Tradisi Ngapem di Keraton Kasepuhan, Doa Tolak Bala Hingga Saweran Uang
2 min readCirebon, (SGOnline),-
Di balik tembok megah Keraton Kasepuhan, sebuah tradisi yang telah berlangsung selama berabad-abad kembali digelar dengan penuh khidmat. Ratusan warga dari berbagai penjuru berduyun-duyun datang untuk menyaksikan prosesi Ngapem dan Tawurji, dua ritual yang mengakar dalam kehidupan spiritual masyarakat Cirebon.
Udara di sekitar Keraton Kasepuhan terasa sejuk, membawa aroma kemenyan yang menenangkan. Di Langgar Alit, tempat yang memiliki nilai sakral tersendiri, keluarga besar Keraton Kasepuhan berkumpul. Dipimpin oleh Pangeran Raja Muhammad Nusantara dan Patih Sepuh Kasepuhan, Pangeran Gumelar, bersama sejumlah tokoh agama, mereka mengadakan doa bersama untuk bangsa Indonesia, memohon perlindungan dari segala bencana dan marabahaya.

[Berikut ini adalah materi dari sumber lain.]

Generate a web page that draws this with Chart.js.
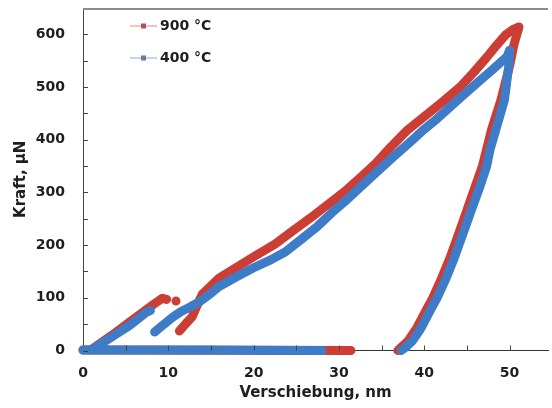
<!DOCTYPE html>
<html>
<head>
<meta charset="utf-8">
<script src="https://cdn.jsdelivr.net/npm/chart.js@4.4.1/dist/chart.umd.min.js"></script>
<style>
  html, body { margin: 0; padding: 0; background: #fff; overflow: hidden; }
  #wrap { width: 552px; height: 408px; }
</style>
</head>
<body>
<div id="wrap"><canvas id="chart"></canvas></div>
<script>
// tick labels
const xTicks = [0, 10, 20, 30, 40, 50]
const yTicks = [0, 100, 200, 300, 400, 500, 600]

// series labels
const labels = ['900 °C', '400 °C']

// 900 °C: approach, first loading, pop-in, loading, unloading (null = gap)
const disp900 = [0, 31.4, null,
    1.0, 3.3, 5.3, 6.8, 8.3, 9.3, 9.8, null,
    10.9, null,
    11.3, 12.0, 12.8, 13.6, 14.0, 16.0, 18.0, 20.0, 22.5, 24.5, 26.7, 28.7, 30.7, 32.5, 34.3, 36.0, 38.0, 40.3, 42.3, 44.2, 45.8, 47.3, 48.5, 49.6, 50.5, 51.1,
    50.5, 50.0, 49.0, 47.9, 46.8, 45.9, 45.0, 44.0, 43.0, 42.0, 41.0, 40.0, 39.1, 38.1, 37.3, 36.9]
const force900 = [1, 0, null,
    2, 28, 52, 70, 88, 99, 97, null,
    94, null,
    37, 50, 64, 94, 107, 138, 158, 178, 202, 226, 252, 277, 302, 328, 355, 385, 418, 448, 474, 500, 528, 556, 580, 600, 610, 614,
    580, 540, 476, 420, 349, 308, 266, 220, 175, 136, 100, 70, 42, 18, 6, 0]

// 400 °C
const disp400 = [0, 14, 28, null,
    1.3, 3.5, 5.5, 7.4, 7.9, null,
    8.4, 9.5, 10.5, 11.5, 12.5, 13.6, 14.8, 15.9, 18, 20, 22, 23.7, 25.5, 27.5, 29.2, 30.7, 32.5, 34.5, 36.9, 38.5, 40, 41.5, 43, 44.6, 46.2, 48, 49.7, 50,
    49.9, 49.4, 48.4, 47.7, 47.3, 46.5, 45.5, 44.5, 43.5, 42.5, 41.5, 40.5, 39.6, 38.6, 37.8, 37.3]
const force400 = [1, 1, 0, null,
    4, 27, 48, 72, 76, null,
    35, 50, 63, 74, 82, 92, 106, 121, 140, 157, 172, 187, 210, 236, 262, 283, 310, 340, 375, 398, 420, 440, 462, 485, 508, 533, 558, 570,
    540, 476, 420, 381, 349, 310, 266, 220, 175, 135, 100, 70, 42, 18, 6, 0]

const RED = 'rgb(204, 62, 52)'
const BLUE = 'rgb(62, 124, 200)'
const FONT = 'DejaVu Sans'

const toPoints = (xs, ys) => xs.map((x, i) => ({ x: x, y: ys[i] }))

const legendStyle = [
    { line: 'rgb(236, 176, 174)', marker: 'rgb(176, 80, 88)' },
    { line: 'rgb(180, 198, 226)', marker: 'rgb(104, 120, 168)' }
]

// inward tick marks, top frame line and in-plot legend
const framePlugin = {
    id: 'frame',
    afterDraw(chart) {
        const { ctx, chartArea, scales } = chart
        ctx.save()
        ctx.strokeStyle = '#444'
        ctx.lineWidth = 1
        ctx.beginPath()
        for (let v = 0; v <= 650; v += 50) {
            const py = Math.round(scales.y.getPixelForValue(v)) + 0.5
            ctx.moveTo(chartArea.left, py)
            ctx.lineTo(chartArea.left + 5, py)
        }
        for (let v = 5; v <= 54; v += 5) {
            const px = Math.round(scales.x.getPixelForValue(v)) + 0.5
            ctx.moveTo(px, chartArea.bottom)
            ctx.lineTo(px, chartArea.bottom - 5)
        }
        ctx.stroke()

        ctx.strokeStyle = '#8c8c8c'
        ctx.lineWidth = 2
        ctx.beginPath()
        ctx.moveTo(chartArea.left, chartArea.top + 1)
        ctx.lineTo(chartArea.right, chartArea.top + 1)
        ctx.stroke()

        const rows = [26, 58]
        chart.data.datasets.forEach((ds, i) => {
            const y = rows[i]
            ctx.strokeStyle = legendStyle[i].line
            ctx.lineWidth = 1.5
            ctx.beginPath()
            ctx.moveTo(130, y)
            ctx.lineTo(157, y)
            ctx.stroke()
            ctx.fillStyle = legendStyle[i].marker
            ctx.fillRect(141, y - 2.5, 5, 5)
            ctx.fillStyle = '#1e1e1e'
            ctx.font = 'bold 14px "' + FONT + '"'
            ctx.textAlign = 'left'
            ctx.textBaseline = 'middle'
            ctx.fillText(ds.label, 160, y)
        })
        ctx.restore()
    }
}

const bandStyle = (color, order) => ({
    borderColor: color,
    backgroundColor: color,
    pointBackgroundColor: color,
    pointBorderWidth: 0,
    pointRadius: 3,
    pointStyle: 'rect',
    borderWidth: 9,
    borderJoinStyle: 'round',
    borderCapStyle: 'round',
    showLine: true,
    tension: 0,
    clip: false,
    order: order
})

new Chart(document.getElementById('chart'), {
    type: 'scatter',
    data: {
        datasets: [
            { label: labels[0], data: toPoints(disp900, force900), ...bandStyle(RED, 1) },
            { label: labels[1], data: toPoints(disp400, force400), ...bandStyle(BLUE, 0) }
        ]
    },
    options: {
        responsive: true,
        maintainAspectRatio: false,
        animation: false,
        events: [],
        layout: { padding: { top: 8, right: 0, bottom: 0, left: 0 } },
        plugins: {
            legend: { display: false },
            tooltip: { enabled: false }
        },
        scales: {
            x: {
                type: 'linear',
                min: 0,
                max: 54.5,
                afterFit: (scale) => {
                    scale.height = 57.5
                    scale.paddingLeft = 0
                    scale.paddingRight = 0
                },
                afterBuildTicks: (scale) => { scale.ticks = xTicks.map(v => ({ value: v })) },
                grid: { display: false, drawTicks: false },
                border: { display: true, color: '#333', width: 1 },
                ticks: {
                    padding: 14,
                    color: '#1e1e1e',
                    font: { family: FONT, size: 14, weight: 'bold' }
                },
                title: {
                    display: true,
                    text: 'Verschiebung, nm',
                    color: '#1e1e1e',
                    padding: { top: 0, bottom: 6 },
                    font: { family: FONT, size: 15, weight: 'bold' }
                }
            },
            y: {
                type: 'linear',
                min: 0,
                max: 650,
                afterFit: (scale) => {
                    scale.width = 83
                    scale.paddingTop = 0
                    scale.paddingBottom = 0
                },
                afterBuildTicks: (scale) => { scale.ticks = yTicks.map(v => ({ value: v })) },
                grid: { display: false, drawTicks: false },
                border: { display: true, color: '#444', width: 1 },
                ticks: {
                    padding: 18,
                    color: '#1e1e1e',
                    font: { family: FONT, size: 14, weight: 'bold' }
                },
                title: {
                    display: true,
                    text: 'Kraft, µN',
                    color: '#1e1e1e',
                    padding: { top: 12, bottom: 0 },
                    font: { family: FONT, size: 15, weight: 'bold' }
                }
            }
        }
    },
    plugins: [framePlugin]
})
</script>
</body>
</html>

Rabu Wekasan, yang merupakan Rabu terakhir di bulan Safar, menjadi momen puncak dari rangkaian prosesi yang telah dimulai sejak awal bulan. Dalam tradisi Islam, bulan Safar sering kali diasosiasikan dengan bulan penuh tantangan dan cobaan, sehingga tradisi tolak bala menjadi sangat penting. Dalam prosesi ini, doa-doa dipanjatkan dengan harapan agar seluruh bangsa terlindungi dari segala musibah, Rabu (4/9/2024).
Setelah doa bersama selesai, prosesi dilanjutkan dengan Tawurji. Dalam suasana yang penuh kegembiraan, para anggota Keraton Kasepuhan memberikan saweran uang kepada masyarakat yang telah berkumpul.
“Alhamdulillah, antusiasme masyarakat sangat tinggi. Kita berkumpul bersama untuk berbagi kebahagiaan dan menjalankan tradisi yang sudah berlangsung turun-temurun ini,” ungkap Pangeran Raja Muhammad Nusantara.
Bagi masyarakat, saweran uang ini bukan sekadar materi, melainkan simbol dari rasa syukur dan kebersamaan. Tradisi ini mengajarkan pentingnya berbagi, terutama di saat-saat yang penuh makna seperti Rabu Wekasan.
Patih Keraton Kasepuhan, Pangeran Gumelar, menambahkan bahwa ritual ini bukan sekadar rutinitas, tetapi memiliki makna mendalam sebagai bentuk permohonan ampun dan pembersihan diri dari segala dosa dan marabahaya.
“Prosesi ini mengingatkan kita untuk selalu membersihkan diri, baik secara lahir maupun batin, agar senantiasa terjaga dari hal-hal buruk”, tambahnya.
Namun, prosesi di Keraton Kasepuhan tak berhenti di sini. Dalam waktu dekat, rangkaian peringatan Maulid Nabi akan dilaksanakan dengan prosesi Siraman Panjang. Sebuah tradisi unik di mana peninggalan keramat berupa piring Tafsi dan piring pengiring dicuci dan kemudian diarak keliling keraton pada puncaknya.
“Ini adalah momen penting bagi kita semua, tidak hanya bagi keluarga keraton, tetapi juga bagi seluruh masyarakat Cirebon,” ujar Pangeran Gumelar.
Tradisi-tradisi ini menunjukkan betapa kuatnya akar budaya dan kepercayaan yang masih hidup di Keraton Kasepuhan. Setiap tahun, masyarakat setempat dan keluarga keraton bersatu dalam doa, ritual, dan rasa syukur, menjaga warisan leluhur yang terus terpelihara di tengah arus modernisasi. Di sinilah, nilai-nilai kebersamaan, keimanan, dan kearifan lokal tetap dijunjung tinggi, menjadi bagian tak terpisahkan dari identitas mereka.